* [Job]:
For the copy, please give all of the data again exactly and leave the pictures out.

* [Given information]:
* * * * *

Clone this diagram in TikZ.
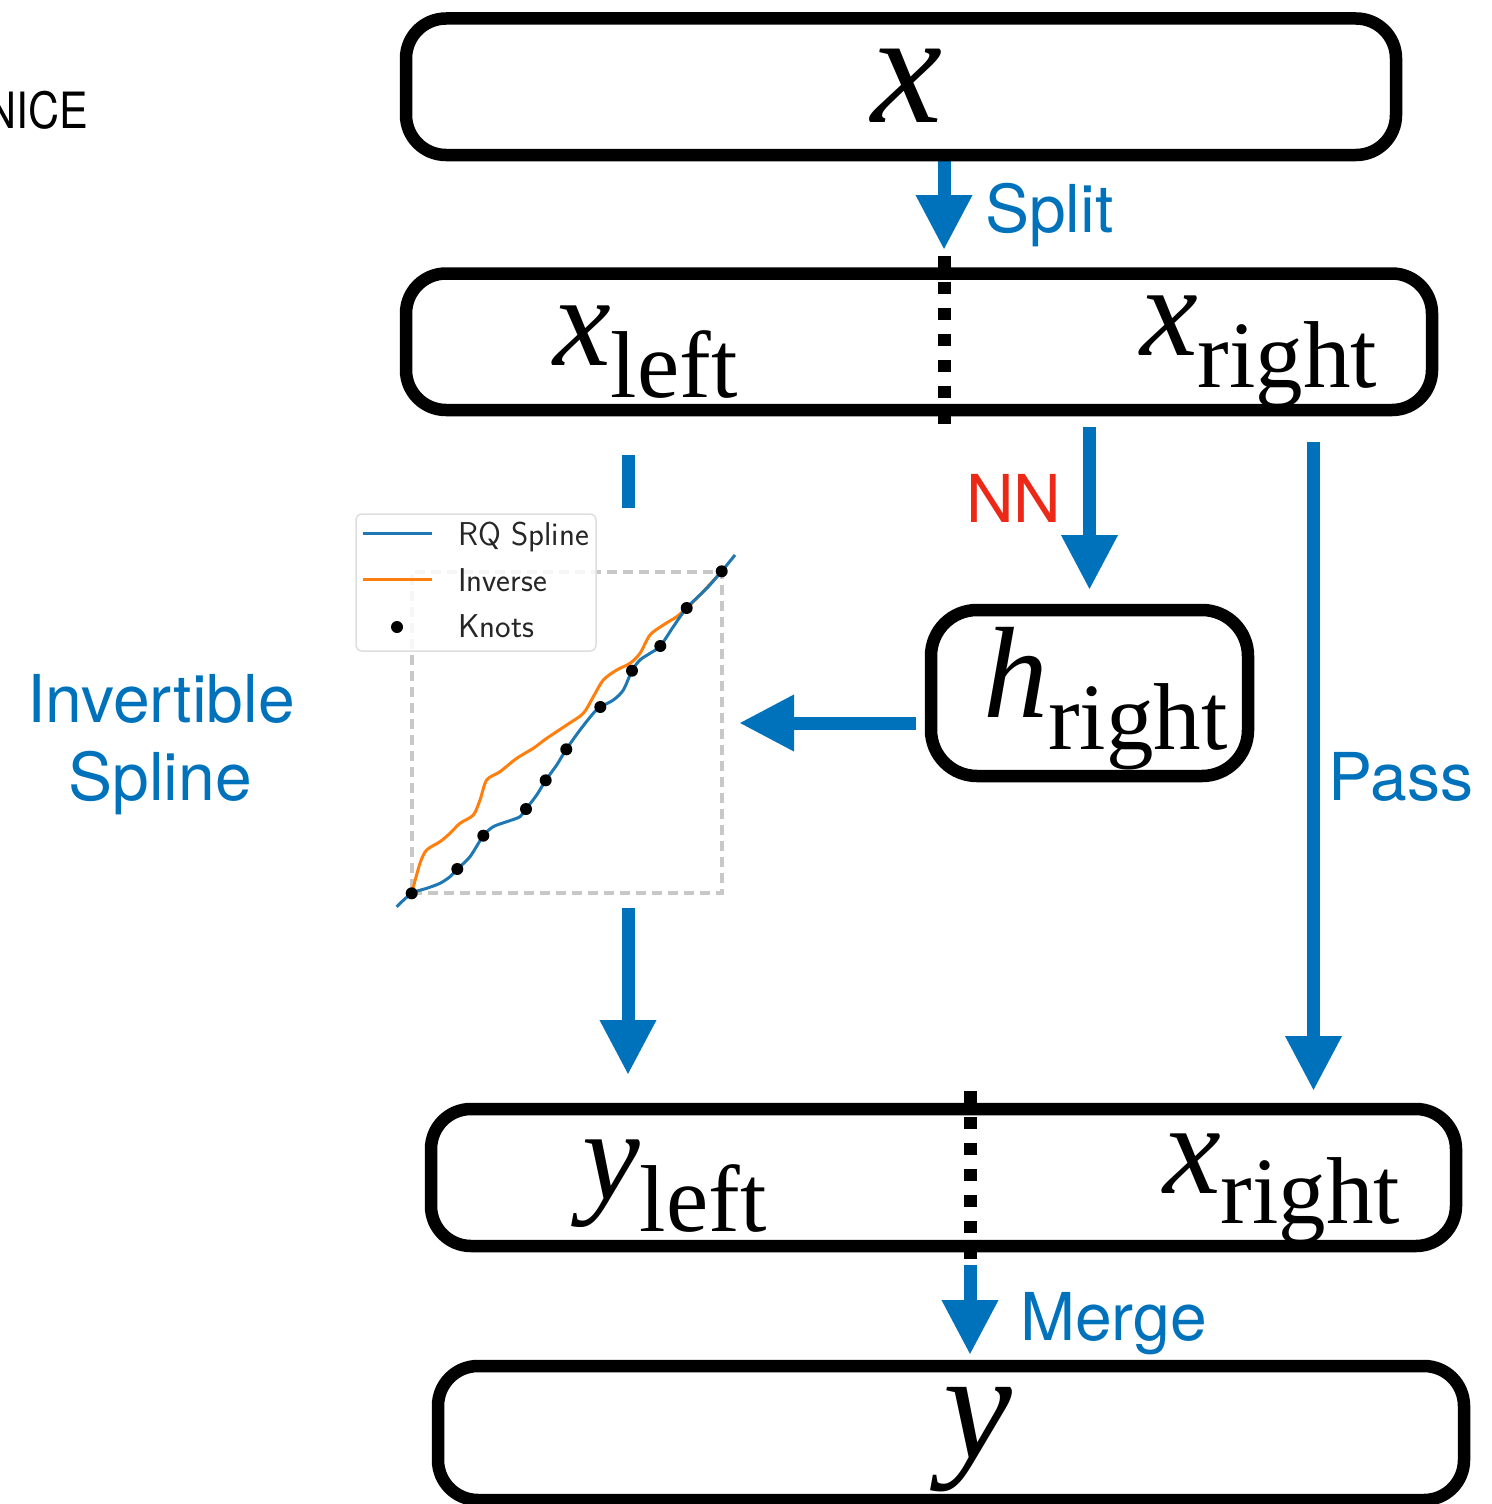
\documentclass[tikz,border=0pt]{standalone}
\usepackage{fontspec}
\setmainfont{Liberation Serif}
\newfontfamily\helv{TeX Gyre Heros}
\usetikzlibrary{arrows.meta,backgrounds}
\definecolor{myblue}{RGB}{0,114,187}
\definecolor{nnred}{RGB}{236,40,22}
\definecolor{plotblue}{RGB}{31,119,180}
\definecolor{plotorange}{RGB}{255,127,14}
\definecolor{gridgray}{RGB}{200,200,200}
\definecolor{leggray}{RGB}{222,222,222}
\newcommand{\mysub}[1]{\raisebox{-32pt}{\upshape\fontsize{95}{95}\selectfont #1}}
\begin{document}
\begin{tikzpicture}[x=1pt,y=-1pt,
  box/.style={draw=black, line width=12.5pt, rounded corners=40pt, inner sep=0pt, outer sep=0pt},
  divider/.style={draw=black, line width=13pt, dash pattern=on 12pt off 14pt},
  flow/.style={draw=myblue, line width=13pt, -{Triangle[width=53pt,length=55pt]}},
  lbl/.style={font={\helv\fontsize{66}{66}\selectfont}, text=myblue, inner sep=0pt},
  mth/.style={inner sep=0pt, font={\fontsize{130}{130}\selectfont}},
  legtxt/.style={inner sep=0pt, font={\sffamily\fontsize{33}{33}\selectfont}, text=black!85}]
\useasboundingbox (0,0) rectangle (1491,1504);
\clip (0,0) rectangle (1491,1504);

% boxes
\node[box, minimum width=990pt, minimum height=136.5pt] (bx) at (901,86.75) {};
\node[box, minimum width=1026pt, minimum height=136.5pt] (bs) at (919,341.75) {};
\node[box, rounded corners=46pt, minimum width=317pt, minimum height=166pt] (hb) at (1089.5,693) {};
\node[box, minimum width=1025pt, minimum height=137pt] (by) at (943.5,1177.5) {};
\node[box, minimum width=1026pt, minimum height=134pt] (byy) at (951,1433) {};

% dividers
\coordinate (d1t) at (944,256);
\coordinate (d1b) at (944,428);
\coordinate (d2t) at (970,1091);
\coordinate (d2b) at (970,1263);
\draw[divider] (d1t) -- (d1b);
\draw[divider] (d2t) -- (d2b);

% plot
\node[draw=gridgray, line width=3.5pt, dash pattern=on 10pt off 6pt, inner sep=0pt, outer sep=0pt,
      minimum width=310pt, minimum height=321pt] (frame) at (567,732.5) {};
\draw[plotorange, line width=3pt, line join=round] plot[smooth, tension=0.5] coordinates {
 (411.7,893.3) (420,863.3) (426.7,850) (440,841.7) (450,833.3) (460,823.3) (473.3,815)
 (480,800) (486.7,780) (500,771.7) (516.7,758.3) (533.3,748.3) (546.7,738.3) (566.7,725)
 (583.3,713.3) (593.3,696.7) (603.3,680) (616.7,670) (630,663.3) (640,653.3) (650,635)
 (663.3,625) (676.7,616.7) (686.7,608) (700,595) (721.7,571.3)};
\draw[plotblue, line width=3pt, line join=round] plot[smooth, tension=0.5] coordinates {
 (396.7,906.7) (411.7,893.3) (426.7,888.3) (440,883.3) (450,876.7) (457.3,869) (470,856.7)
 (483.3,835.7) (493.3,826.7) (506.7,821.7) (520,816.7) (526,809) (536.7,795) (545.7,780.3)
 (556.7,765) (566.3,749.3) (580,730) (593.3,713.3) (600.3,707) (613.3,700) (623.3,690)
 (632,670.7) (640,660) (650,653.3) (660.3,646) (673.3,626.7) (686.7,608) (706.7,588.3)
 (721.7,571.3) (735,555)};
\foreach \p in {(411.7,893.3),(457.3,869),(483.3,835.7),(526,809),(545.7,780.3),(566.3,749.3),
  (600.3,707),(632,670.7),(660.3,646),(686.7,608),(721.7,571.3)}
  \fill[black] \p circle (6pt);

% legend
\node[draw=leggray, fill=white, fill opacity=0.85, rounded corners=6pt, line width=1.5pt,
      inner sep=0pt, outer sep=0pt, minimum width=240pt, minimum height=137pt] (legend) at (476,582.5) {};
\draw[plotblue, line width=3pt] (363,533) -- (432,533);
\draw[plotorange, line width=3pt] (363,579) -- (432,579);
\fill[black] (397,627) circle (6pt);
\node[legtxt, anchor=base west] (lg1) at (458,545) {RQ Spline};
\node[legtxt, anchor=base west] (lg2) at (458,591) {Inverse};
\node[legtxt, anchor=base west] (lg3) at (458,637) {Knots};

% arrows (behind boxes)
\coordinate (px) at (1313.5,0);
\coordinate (ly) at (0,723);
\coordinate (xl) at (628,0);
\coordinate (stubA) at (628,455);
\coordinate (stubB) at (628,508);
\begin{scope}[on background layer]
\draw[flow, shorten >=23.5pt] (bx.south -| d1t) -- (bs.north -| d1t);
\draw[flow, shorten <=17pt, shorten >=20pt] (bs.south -| hb.north) -- (hb.north);
\draw[flow, shorten <=32pt, shorten >=18pt] (bs.south -| px) -- (by.north -| px);
\draw[flow, shorten <=15pt, shorten >=17pt] (hb.west |- ly) -- (frame.east |- ly);
\draw[draw=myblue, line width=13pt] (stubA) -- (stubB);
\draw[flow, shorten <=15pt, shorten >=34pt] (frame.south -| xl) -- (by.north -| xl);
\draw[flow, shorten <=19pt, shorten >=11pt] (by.south -| d2t) -- (byy.north -| d2t);
\end{scope}

% math labels
\node[mth, font={\fontsize{160}{160}\selectfont}, anchor=base west] (tx) at (871,122) {\itshape x};
\node[mth, anchor=base west] (txl) at (553,365) {\itshape x\mysub{left}};
\node[mth, anchor=base west] (txr) at (1140,355) {\itshape x\mysub{right}};
\node[mth, anchor=base west] (th) at (983,717) {\itshape h\mysub{right}};
\node[mth, anchor=base west] (tyl) at (582,1199) {\itshape y\mysub{left}};
\node[mth, anchor=base west] (tyr) at (1163,1193) {\itshape x\raisebox{-30pt}{\upshape\fontsize{95}{95}\selectfont right}};
\node[mth, font={\fontsize{155}{155}\selectfont}, anchor=base west] (ty) at (943,1458) {\itshape y};

% text labels
\node[lbl, anchor=base west] (split) at (985,232) {Split};
\node[lbl, anchor=base west, text=nnred] (nn) at (966,522) {NN};
\node[lbl, anchor=base west] (pass) at (1328,800) {Pass};
\node[lbl, anchor=base west] (merge) at (1020,1340) {Merge};
\node[lbl, anchor=base] (inv1) at (161,722) {Invertible};
\node[lbl, anchor=base] (inv2) at (160,800) {Spline};
\node[inner sep=0pt, font={\helv\fontsize{50}{50}\selectfont}, anchor=base east] (nice) at (88,128) {\scalebox{0.86}[1]{NICE}};
\end{tikzpicture}
\end{document}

* * * * *

* [The completed task]:
Clone this diagram in TikZ.
\documentclass[tikz,border=0pt]{standalone}
\usepackage{fontspec}
\setmainfont{Liberation Serif}
\newfontfamily\helv{TeX Gyre Heros}
\usetikzlibrary{arrows.meta,backgrounds}
\definecolor{myblue}{RGB}{0,114,187}
\definecolor{nnred}{RGB}{236,40,22}
\definecolor{plotblue}{RGB}{31,119,180}
\definecolor{plotorange}{RGB}{255,127,14}
\definecolor{gridgray}{RGB}{200,200,200}
\definecolor{leggray}{RGB}{222,222,222}
\newcommand{\mysub}[1]{\raisebox{-32pt}{\upshape\fontsize{95}{95}\selectfont #1}}
\begin{document}
\begin{tikzpicture}[x=1pt,y=-1pt,
  box/.style={draw=black, line width=12.5pt, rounded corners=40pt, inner sep=0pt, outer sep=0pt},
  divider/.style={draw=black, line width=13pt, dash pattern=on 12pt off 14pt},
  flow/.style={draw=myblue, line width=13pt, -{Triangle[width=53pt,length=55pt]}},
  lbl/.style={font={\helv\fontsize{66}{66}\selectfont}, text=myblue, inner sep=0pt},
  mth/.style={inner sep=0pt, font={\fontsize{130}{130}\selectfont}},
  legtxt/.style={inner sep=0pt, font={\sffamily\fontsize{33}{33}\selectfont}, text=black!85}]
\useasboundingbox (0,0) rectangle (1491,1504);
\clip (0,0) rectangle (1491,1504);

% boxes
\node[box, minimum width=990pt, minimum height=136.5pt] (bx) at (901,86.75) {};
\node[box, minimum width=1026pt, minimum height=136.5pt] (bs) at (919,341.75) {};
\node[box, rounded corners=46pt, minimum width=317pt, minimum height=166pt] (hb) at (1089.5,693) {};
\node[box, minimum width=1025pt, minimum height=137pt] (by) at (943.5,1177.5) {};
\node[box, minimum width=1026pt, minimum height=134pt] (byy) at (951,1433) {};

% dividers
\coordinate (d1t) at (944,256);
\coordinate (d1b) at (944,428);
\coordinate (d2t) at (970,1091);
\coordinate (d2b) at (970,1263);
\draw[divider] (d1t) -- (d1b);
\draw[divider] (d2t) -- (d2b);

% plot
\node[draw=gridgray, line width=3.5pt, dash pattern=on 10pt off 6pt, inner sep=0pt, outer sep=0pt,
      minimum width=310pt, minimum height=321pt] (frame) at (567,732.5) {};
\draw[plotorange, line width=3pt, line join=round] plot[smooth, tension=0.5] coordinates {
 (411.7,893.3) (420,863.3) (426.7,850) (440,841.7) (450,833.3) (460,823.3) (473.3,815)
 (480,800) (486.7,780) (500,771.7) (516.7,758.3) (533.3,748.3) (546.7,738.3) (566.7,725)
 (583.3,713.3) (593.3,696.7) (603.3,680) (616.7,670) (630,663.3) (640,653.3) (650,635)
 (663.3,625) (676.7,616.7) (686.7,608) (700,595) (721.7,571.3)};
\draw[plotblue, line width=3pt, line join=round] plot[smooth, tension=0.5] coordinates {
 (396.7,906.7) (411.7,893.3) (426.7,888.3) (440,883.3) (450,876.7) (457.3,869) (470,856.7)
 (483.3,835.7) (493.3,826.7) (506.7,821.7) (520,816.7) (526,809) (536.7,795) (545.7,780.3)
 (556.7,765) (566.3,749.3) (580,730) (593.3,713.3) (600.3,707) (613.3,700) (623.3,690)
 (632,670.7) (640,660) (650,653.3) (660.3,646) (673.3,626.7) (686.7,608) (706.7,588.3)
 (721.7,571.3) (735,555)};
\foreach \p in {(411.7,893.3),(457.3,869),(483.3,835.7),(526,809),(545.7,780.3),(566.3,749.3),
  (600.3,707),(632,670.7),(660.3,646),(686.7,608),(721.7,571.3)}
  \fill[black] \p circle (6pt);

% legend
\node[draw=leggray, fill=white, fill opacity=0.85, rounded corners=6pt, line width=1.5pt,
      inner sep=0pt, outer sep=0pt, minimum width=240pt, minimum height=137pt] (legend) at (476,582.5) {};
\draw[plotblue, line width=3pt] (363,533) -- (432,533);
\draw[plotorange, line width=3pt] (363,579) -- (432,579);
\fill[black] (397,627) circle (6pt);
\node[legtxt, anchor=base west] (lg1) at (458,545) {RQ Spline};
\node[legtxt, anchor=base west] (lg2) at (458,591) {Inverse};
\node[legtxt, anchor=base west] (lg3) at (458,637) {Knots};

% arrows (behind boxes)
\coordinate (px) at (1313.5,0);
\coordinate (ly) at (0,723);
\coordinate (xl) at (628,0);
\coordinate (stubA) at (628,455);
\coordinate (stubB) at (628,508);
\begin{scope}[on background layer]
\draw[flow, shorten >=23.5pt] (bx.south -| d1t) -- (bs.north -| d1t);
\draw[flow, shorten <=17pt, shorten >=20pt] (bs.south -| hb.north) -- (hb.north);
\draw[flow, shorten <=32pt, shorten >=18pt] (bs.south -| px) -- (by.north -| px);
\draw[flow, shorten <=15pt, shorten >=17pt] (hb.west |- ly) -- (frame.east |- ly);
\draw[draw=myblue, line width=13pt] (stubA) -- (stubB);
\draw[flow, shorten <=15pt, shorten >=34pt] (frame.south -| xl) -- (by.north -| xl);
\draw[flow, shorten <=19pt, shorten >=11pt] (by.south -| d2t) -- (byy.north -| d2t);
\end{scope}

% math labels
\node[mth, font={\fontsize{160}{160}\selectfont}, anchor=base west] (tx) at (871,122) {\itshape x};
\node[mth, anchor=base west] (txl) at (553,365) {\itshape x\mysub{left}};
\node[mth, anchor=base west] (txr) at (1140,355) {\itshape x\mysub{right}};
\node[mth, anchor=base west] (th) at (983,717) {\itshape h\mysub{right}};
\node[mth, anchor=base west] (tyl) at (582,1199) {\itshape y\mysub{left}};
\node[mth, anchor=base west] (tyr) at (1163,1193) {\itshape x\raisebox{-30pt}{\upshape\fontsize{95}{95}\selectfont right}};
\node[mth, font={\fontsize{155}{155}\selectfont}, anchor=base west] (ty) at (943,1458) {\itshape y};

% text labels
\node[lbl, anchor=base west] (split) at (985,232) {Split};
\node[lbl, anchor=base west, text=nnred] (nn) at (966,522) {NN};
\node[lbl, anchor=base west] (pass) at (1328,800) {Pass};
\node[lbl, anchor=base west] (merge) at (1020,1340) {Merge};
\node[lbl, anchor=base] (inv1) at (161,722) {Invertible};
\node[lbl, anchor=base] (inv2) at (160,800) {Spline};
\node[inner sep=0pt, font={\helv\fontsize{50}{50}\selectfont}, anchor=base east] (nice) at (88,128) {\scalebox{0.86}[1]{NICE}};
\end{tikzpicture}
\end{document}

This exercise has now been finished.